─── Data segment ───
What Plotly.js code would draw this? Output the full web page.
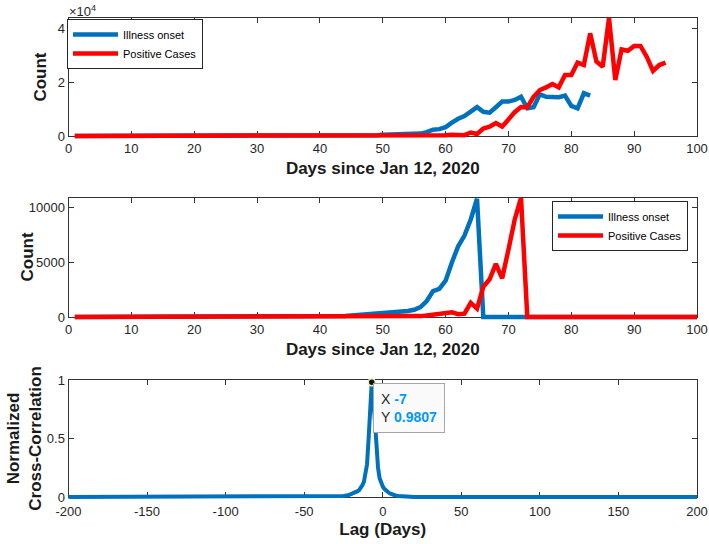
<!DOCTYPE html>
<html><head><meta charset="utf-8">
<script src="https://cdn.plot.ly/plotly-3.0.1.min.js"></script>
<style>html,body{margin:0;padding:0;background:#fff;} #chart{width:709px;height:544px;}</style>
</head><body><div id="chart"></div>
<script>
// ---------------- DATA ----------------
// Daily counts; first entry = day 1 (days since Jan 12, 2020)
const illnessOnset = [
  0,0,0,0,0,0,0,0,0,0, 0,0,0,0,0,0,0,0,0,0, 0,0,0,0,0,0,0,0,0,
  2,3,4,5,7,9,11,14,18,24,
  30,40,50,70,90,130,170,210,250,290,
  420,430,450,480,540,660,900,1450,2350,2550,
  3300,4960,6430,7400,8870,10750,9000,8700,10700,12800,
  12800,13400,14600,10300,10700,15500,14600,14400,14400,15000,
  11200,10300,15900,15000
];
const positiveCases = [
  0,0,0,0,0,0,0,0,0,0, 0,0,0,0,0,0,0,0,0,0, 0,0,0,0,0,0,0,0,0,0,
  0,0,0,0,0,0,0,0,0,
  2,3,5,6,8,10,12,15,18,22,
  26,32,40,48,55,65,80,130,210,290,
  300,430,250,300,1290,765,2750,3430,4830,3520,
  6120,8870,10820,10700,14600,17100,18100,19300,18100,22700,
  22700,27300,26400,38200,27700,25800,43900,20800,32200,31700,
  33500,33500,29500,24200,26400,27300
];
// Middle panel: series truncated after these days (zeros afterwards), through day 100
const onsetLastDay = 65;
const positiveLastDay = 72;
const truncatedEndDay = 100;

// Normalized cross-correlation vs lag (days); ~0 outside the listed lags
const lagDays   = [-200,-40,-35,-30,-25,-22,-20,-18,-16,-15,-14,-13,-12,-11,-10,-9,-8,-7,-6,-5,-4,-3,-2,-1,0,1,2,3,4,5,6,7,8,10,12,15,20,200];
const crossCorr = [0,0,0.001,0.003,0.008,0.015,0.025,0.035,0.05,0.06,0.075,0.1,0.13,0.19,0.28,0.5,0.76,0.9807,0.85,0.65,0.42,0.25,0.16,0.11,0.09,0.07,0.055,0.045,0.035,0.028,0.022,0.017,0.013,0.008,0.005,0.002,0,0];
const peakLag = -7, peakValue = 0.9807;

const seriesNames = ['Illness onset', 'Positive Cases'];
const xTitleDays = 'Days since Jan 12, 2020';
const yTitleCount = 'Count';
const xTitleLag = 'Lag (Days)';
const yTitleCorr = 'Normalized<br>Cross-Correlation';
const topYTickVals = [0, 20000, 40000];
const topYTickText = ['0', '2', '4'];
const midYTickVals = [0, 5000, 10000];
const botYTickVals = [0, 0.5, 1];
const lagTickVals = [-200, -150, -100, -50, 0, 50, 100, 150, 200];

// ---------------- LAYOUT HELPERS ----------------
const W = 709, H = 544;
const FONT = 'Liberation Sans, Arial, Helvetica, sans-serif';
const BLUE = '#0072BD', RED = '#FF0000';
const colPx = [68.5, 697];
const panels = [
  {top: 18, bottom: 136, xr: [0, 100], yr: [0, 43900]},
  {top: 198, bottom: 317, xr: [0, 100], yr: [0, 10820]},
  {top: 380, bottom: 497, xr: [-200, 200], yr: [0, 1]}
];
const fx = p => p / W, fy = p => 1 - p / H;
const PAD = 6;

function visX(p, extra) {
  return Object.assign({
    domain: [fx(colPx[0]), fx(colPx[1])], range: p.xr,
    showline: true, linecolor: '#333', linewidth: 1, mirror: 'ticks',
    ticks: 'inside', ticklen: 5, tickwidth: 1, tickcolor: '#333',
    showgrid: false, zeroline: false, fixedrange: true,
    tickfont: {family: FONT, size: 13, color: '#262626'}
  }, extra);
}
function visY(p, extra) {
  return Object.assign({
    domain: [fy(p.bottom), fy(p.top)], range: p.yr,
    showline: true, linecolor: '#333', linewidth: 1, mirror: 'ticks',
    ticks: 'inside', ticklen: 5, tickwidth: 1, tickcolor: '#333',
    showgrid: false, zeroline: false, fixedrange: true,
    tickfont: {family: FONT, size: 13, color: '#262626'}
  }, extra);
}
// invisible data axes, slightly larger than the frame so thick lines at the edge are not clipped
function dataX(p, anchor) {
  const s = (p.xr[1] - p.xr[0]) / (colPx[1] - colPx[0]);
  return {domain: [fx(colPx[0] - PAD), fx(colPx[1] + PAD)],
    range: [p.xr[0] - PAD * s, p.xr[1] + PAD * s], visible: false, fixedrange: true, anchor: anchor};
}
function dataY(p, anchor) {
  const s = (p.yr[1] - p.yr[0]) / (p.bottom - p.top);
  return {domain: [fy(p.bottom + PAD), fy(p.top - PAD)],
    range: [p.yr[0] - PAD * s, p.yr[1] + PAD * s], visible: false, fixedrange: true, anchor: anchor};
}
const titleFont = {family: FONT, size: 17, weight: 700, color: '#1a1a1a'};

// ---------------- TRACES ----------------
const daysOnset = illnessOnset.map((v, i) => i + 1);
const daysPositive = positiveCases.map((v, i) => i + 1);
const daysTrunc = [];
for (let d = 1; d <= truncatedEndDay; d++) daysTrunc.push(d);
const onsetTrunc = daysTrunc.map(d => d <= onsetLastDay ? illnessOnset[d - 1] : 0);
const positiveTrunc = daysTrunc.map(d => d <= positiveLastDay ? positiveCases[d - 1] : 0);

const LW = 4.5;
// empty traces so the framed (visible) axes are drawn
const frameTraces = [['x', 'y'], ['x2', 'y2'], ['x3', 'y3']].map(a => ({
  x: [], y: [], type: 'scatter', mode: 'lines', showlegend: false, xaxis: a[0], yaxis: a[1]}));

const traces = frameTraces.concat([
  {x: daysOnset, y: illnessOnset, name: seriesNames[0], type: 'scatter', mode: 'lines',
   line: {color: BLUE, width: LW}, xaxis: 'x4', yaxis: 'y4', legend: 'legend'},
  {x: daysPositive, y: positiveCases, name: seriesNames[1], type: 'scatter', mode: 'lines',
   line: {color: RED, width: LW}, xaxis: 'x4', yaxis: 'y4', legend: 'legend'},
  {x: daysTrunc, y: onsetTrunc, name: seriesNames[0], type: 'scatter', mode: 'lines',
   line: {color: BLUE, width: LW}, xaxis: 'x5', yaxis: 'y5', legend: 'legend2'},
  {x: daysTrunc, y: positiveTrunc, name: seriesNames[1], type: 'scatter', mode: 'lines',
   line: {color: RED, width: LW}, xaxis: 'x5', yaxis: 'y5', legend: 'legend2'},
  {x: lagDays, y: crossCorr, type: 'scatter', mode: 'lines', showlegend: false,
   line: {color: BLUE, width: 4}, xaxis: 'x6', yaxis: 'y6'},
  {x: [peakLag], y: [peakValue], type: 'scatter', mode: 'markers', showlegend: false, cliponaxis: false,
   marker: {size: 7, color: '#111', line: {color: '#f4efb8', width: 1.5}}, xaxis: 'x6', yaxis: 'y6'}
]);

const legendCommon = {xanchor: 'left', yanchor: 'top', bgcolor: '#fff', bordercolor: '#262626',
  borderwidth: 1, font: {family: FONT, size: 11, color: '#000'}, tracegroupgap: 0, itemwidth: 45};

const layout = {
  width: W, height: H, margin: {l: 0, r: 0, t: 0, b: 0},
  paper_bgcolor: '#fff', plot_bgcolor: 'rgba(0,0,0,0)', hovermode: false,
  xaxis: visX(panels[0], {anchor: 'y', dtick: 10, tick0: 0,
    title: {text: xTitleDays, font: titleFont, standoff: 7}}),
  yaxis: visY(panels[0], {anchor: 'x', tickvals: topYTickVals, ticktext: topYTickText,
    title: {text: yTitleCount, font: titleFont, standoff: 6}}),
  xaxis2: visX(panels[1], {anchor: 'y2', dtick: 10, tick0: 0,
    title: {text: xTitleDays, font: titleFont, standoff: 7}}),
  yaxis2: visY(panels[1], {anchor: 'x2', tickvals: midYTickVals, tickformat: 'd'}),
  xaxis3: visX(panels[2], {anchor: 'y3', tickvals: lagTickVals, ticktext: lagTickVals.map(String),
    ticklabelstandoff: 2,
    title: {text: xTitleLag, font: titleFont, standoff: 5}}),
  yaxis3: visY(panels[2], {anchor: 'x3', tickvals: botYTickVals,
    title: {text: yTitleCorr, font: titleFont, standoff: 0}}),
  xaxis4: dataX(panels[0], 'y4'), yaxis4: dataY(panels[0], 'x4'),
  xaxis5: dataX(panels[1], 'y5'), yaxis5: dataY(panels[1], 'x5'),
  xaxis6: dataX(panels[2], 'y6'), yaxis6: dataY(panels[2], 'x6'),
  legend: Object.assign({x: fx(67), y: fy(19)}, legendCommon),
  legend2: Object.assign({x: fx(552), y: fy(201)}, legendCommon),
  annotations: [
    {xref: 'paper', yref: 'paper', x: fx(67), y: fy(11), xanchor: 'left', yanchor: 'middle',
     text: '×10<sup>4</sup>', showarrow: false, font: {family: FONT, size: 13, color: '#262626'}},
    {xref: 'paper', yref: 'paper', x: fx(27), y: fy(257.5), xanchor: 'center', yanchor: 'middle',
     textangle: -90, text: yTitleCount, showarrow: false, font: titleFont},
    {xref: 'paper', yref: 'paper', x: fx(373), y: fy(383), xanchor: 'left', yanchor: 'top', align: 'left',
     text: 'X <span style="color:#0099ff"><b>' + peakLag + '</b></span><br>Y <span style="color:#0099ff"><b>' + peakValue + '</b></span>',
     showarrow: false, bgcolor: '#fafafa', bordercolor: '#a6a6a6', borderwidth: 1, borderpad: 7,
     font: {family: FONT, size: 14, color: '#262626'}}
  ]
};

Plotly.newPlot('chart', traces, layout, {staticPlot: true, displayModeBar: false});
</script>
</body></html>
───
**Your instructions**
Transcribe exactly, with no pictures, the lines running from the first line of the material through the line holding "const truncatedEndDay = 100;".

**In response**
What Plotly.js code would draw this? Output the full web page.
<!DOCTYPE html>
<html><head><meta charset="utf-8">
<script src="https://cdn.plot.ly/plotly-3.0.1.min.js"></script>
<style>html,body{margin:0;padding:0;background:#fff;} #chart{width:709px;height:544px;}</style>
</head><body><div id="chart"></div>
<script>
// ---------------- DATA ----------------
// Daily counts; first entry = day 1 (days since Jan 12, 2020)
const illnessOnset = [
  0,0,0,0,0,0,0,0,0,0, 0,0,0,0,0,0,0,0,0,0, 0,0,0,0,0,0,0,0,0,
  2,3,4,5,7,9,11,14,18,24,
  30,40,50,70,90,130,170,210,250,290,
  420,430,450,480,540,660,900,1450,2350,2550,
  3300,4960,6430,7400,8870,10750,9000,8700,10700,12800,
  12800,13400,14600,10300,10700,15500,14600,14400,14400,15000,
  11200,10300,15900,15000
];
const positiveCases = [
  0,0,0,0,0,0,0,0,0,0, 0,0,0,0,0,0,0,0,0,0, 0,0,0,0,0,0,0,0,0,0,
  0,0,0,0,0,0,0,0,0,
  2,3,5,6,8,10,12,15,18,22,
  26,32,40,48,55,65,80,130,210,290,
  300,430,250,300,1290,765,2750,3430,4830,3520,
  6120,8870,10820,10700,14600,17100,18100,19300,18100,22700,
  22700,27300,26400,38200,27700,25800,43900,20800,32200,31700,
  33500,33500,29500,24200,26400,27300
];
// Middle panel: series truncated after these days (zeros afterwards), through day 100
const onsetLastDay = 65;
const positiveLastDay = 72;
const truncatedEndDay = 100;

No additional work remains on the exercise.